The colour palette for the current season – fall 2015 – is a really nice one for clothes, and here we are going to take a deeper look at it and some of its key shades.

‘An Evolving Colour Landscape’ – The Pantone Colours for the New Season

Of course, while fall 2015 has only just gotten into full swing, the colours have been available for a long time now, and were seen in the fashion weeks for this season quite some time ago. Like all of Pantone’s palettes, it has a name that describes the feel of the colours, and that name is ‘An Evolving Color Landscape‘. These are colours that are intended to remind you of natural things, but not necessarily in the way you might expect. Rather than earthy browns and green, here are colours that are evocative of precious stones, stormy seas, and autumn skies. It is a palette that has some key neutrals, including a buff and two greys, and some interesting brights, including a pale purple, a soft pink, a salmon orange, and a gorgeous teal. These are all underpinned by Pantone’s colour of the year which has appeared in all of the 2015 palettes – Marsala, which is a winey brownish red.

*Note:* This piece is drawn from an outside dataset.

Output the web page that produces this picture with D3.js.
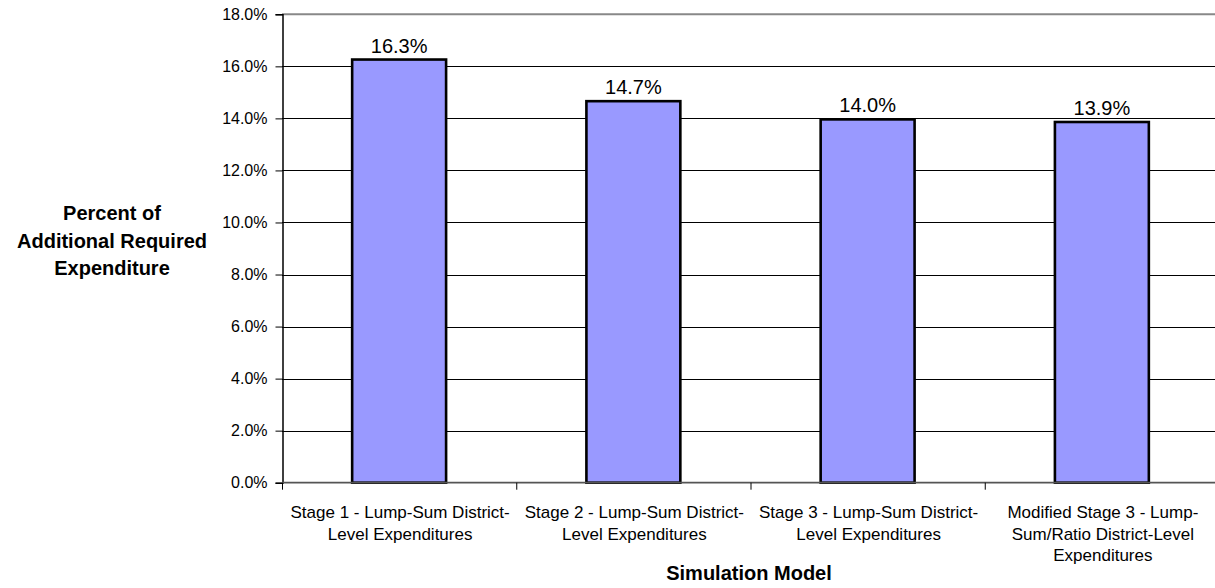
<!DOCTYPE html>
<html><head><meta charset="utf-8">
<script src="https://cdn.jsdelivr.net/npm/d3@7"></script>
<style>body{margin:0;background:#fff}svg{display:block}text{font-family:Arial,"Liberation Sans",sans-serif}</style>
</head><body><svg id="c" width="1215" height="588"></svg>
<script>
const categories = [
  ["Stage 1 - Lump-Sum District-", "Level Expenditures"],
  ["Stage 2 - Lump-Sum District-", "Level Expenditures"],
  ["Stage 3 - Lump-Sum District-", "Level Expenditures"],
  ["Modified Stage 3 - Lump-", "Sum/Ratio District-Level", "Expenditures"]
];
const values = [16.3, 14.7, 14.0, 13.9];
const yTicks = [0, 2, 4, 6, 8, 10, 12, 14, 16, 18];
const yTitle = ["Percent of", "Additional Required", "Expenditure"];
const xTitle = "Simulation Model";

const svg = d3.select("#c");
const L = 282, R = 1219, T = 14.3, B = 482.7;
const x = d3.scaleBand().domain(d3.range(categories.length)).range([L, R]).paddingInner(0).paddingOuter(0);
const y = d3.scaleLinear().domain([0, 18]).range([B, T]);

// gridlines
svg.append("g").selectAll("line").data(yTicks.filter(t => t > 0 && t < 18)).join("line")
  .attr("x1", L).attr("x2", R).attr("y1", d => Math.round(y(d)) + 0.5).attr("y2", d => Math.round(y(d)) + 0.5)
  .attr("stroke", "#000").attr("stroke-width", 1.2);
svg.append("line").attr("x1", L).attr("x2", R).attr("y1", y(18)).attr("y2", y(18))
  .attr("stroke", "#888").attr("stroke-width", 2);

// y axis
const yAxis = d3.axisLeft(y).tickValues(yTicks).tickFormat(d => d.toFixed(1) + "%").tickSize(7).tickPadding(8);
const gy = svg.append("g").attr("transform", `translate(${L + 0.5},0)`).call(yAxis);
gy.select(".domain").attr("stroke", "#000").attr("stroke-width", 1.5);
gy.selectAll(".tick line").attr("stroke", "#000");
gy.selectAll("text").attr("font-size", 16).attr("fill", "#000");

// bars
const bw = x.bandwidth() * 0.401;
svg.append("g").selectAll("rect").data(values).join("rect")
  .attr("x", (d, i) => x(i) + x.bandwidth() / 2 - bw / 2)
  .attr("y", d => y(d) + 1)
  .attr("width", bw)
  .attr("height", d => B - y(d) - 1)
  .attr("fill", "#9999FF").attr("stroke", "#000").attr("stroke-width", 2.6);

// x axis
svg.append("line").attr("x1", L).attr("x2", R).attr("y1", B).attr("y2", B)
  .attr("stroke", "#555").attr("stroke-width", 1.8);
svg.append("g").selectAll("line").data(d3.range(categories.length)).join("line")
  .attr("x1", i => x(i) + 0.5).attr("x2", i => x(i) + 0.5)
  .attr("y1", B).attr("y2", B + 7).attr("stroke", "#000");

// data labels
svg.append("g").selectAll("text").data(values).join("text")
  .attr("x", (d, i) => x(i) + x.bandwidth() / 2)
  .attr("y", d => y(d) - 6)
  .attr("text-anchor", "middle").attr("font-size", 20).attr("fill", "#000")
  .text(d => d.toFixed(1) + "%");

// category labels
const cl = svg.append("g");
categories.forEach((lines, i) => {
  lines.forEach((t, j) => {
    cl.append("text").attr("x", x(i) + x.bandwidth() / 2 + 1).attr("y", 518 + j * 21.5)
      .attr("text-anchor", "middle").attr("font-size", 17).attr("fill", "#000").text(t);
  });
});

// titles
yTitle.forEach((t, j) => {
  svg.append("text").attr("x", 112).attr("y", 220 + j * 27.5).attr("text-anchor", "middle")
    .attr("font-size", 20).attr("font-weight", "bold").text(t);
});
svg.append("text").attr("x", 749).attr("y", 580).attr("text-anchor", "middle")
  .attr("font-size", 20).attr("font-weight", "bold").text(xTitle);
</script></body></html>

Let’s look in more detail at a few of the most interesting colours in the set of 10:




Amethyst is a beautiful colour inspired, of course, by the semi precious stone of the same name. Jewel colours are often key in fall and winter palettes, and in this case, it is the light yet rich purple of the amethyst that is making its way into our wardrobes. This is a gorgeous colour for evening wear, and can also add a more delicate touch to clothes in the more serious colours from the palette like Stormy Weather – a deep blue gray. The blue tones in both shades work well together but by adding a scarf or other soft accessory in amethyst, the foreboding feel of Stormy Skies can be offset to create a more feminine look.

Cadmium Orange


This pinky orange, a little brighter than a standard salmon pink, is one of the most striking colours in the palette. Perhaps the most daunting to wear at first glance, it is actually very flattering, and can add a touch of playfulness when used in conjunction with other autumn 2015 colours in a print, or again as a pop of colour on a more neutral based outfit. Of course, there is no reason not to go all out and wear a block of this shade on a top or dress, either!

Biscay Bay


Biscay Bay is a dark yet vibrant teal, which fits the autumnal theme of the palette wonderfully without being too earthy or featureless. It is a great unisex colour and in womenswear, looks beautiful in luxury fabrics, especially those with a sheen like satin, silk and taffeta.

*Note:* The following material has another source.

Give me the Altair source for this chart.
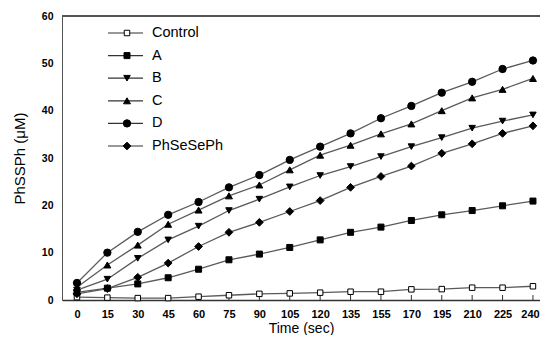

The king color for 2015, Marsala is what this year has been defined by in design, and when it is such a great colour, we’ll be sad to see it leave us as next year’s colour comes in! Marsala has been great for boho festival fashion all summer, and is going to be equally good for holiday party dresses when winter rolls around, but for fall, wear it in luxury knit wear and include it in the casual outfits you wear to go and kick up the leaves!

As always, Pantone have summed up the design for the season perfectly with their ten great shades for autumn 2015.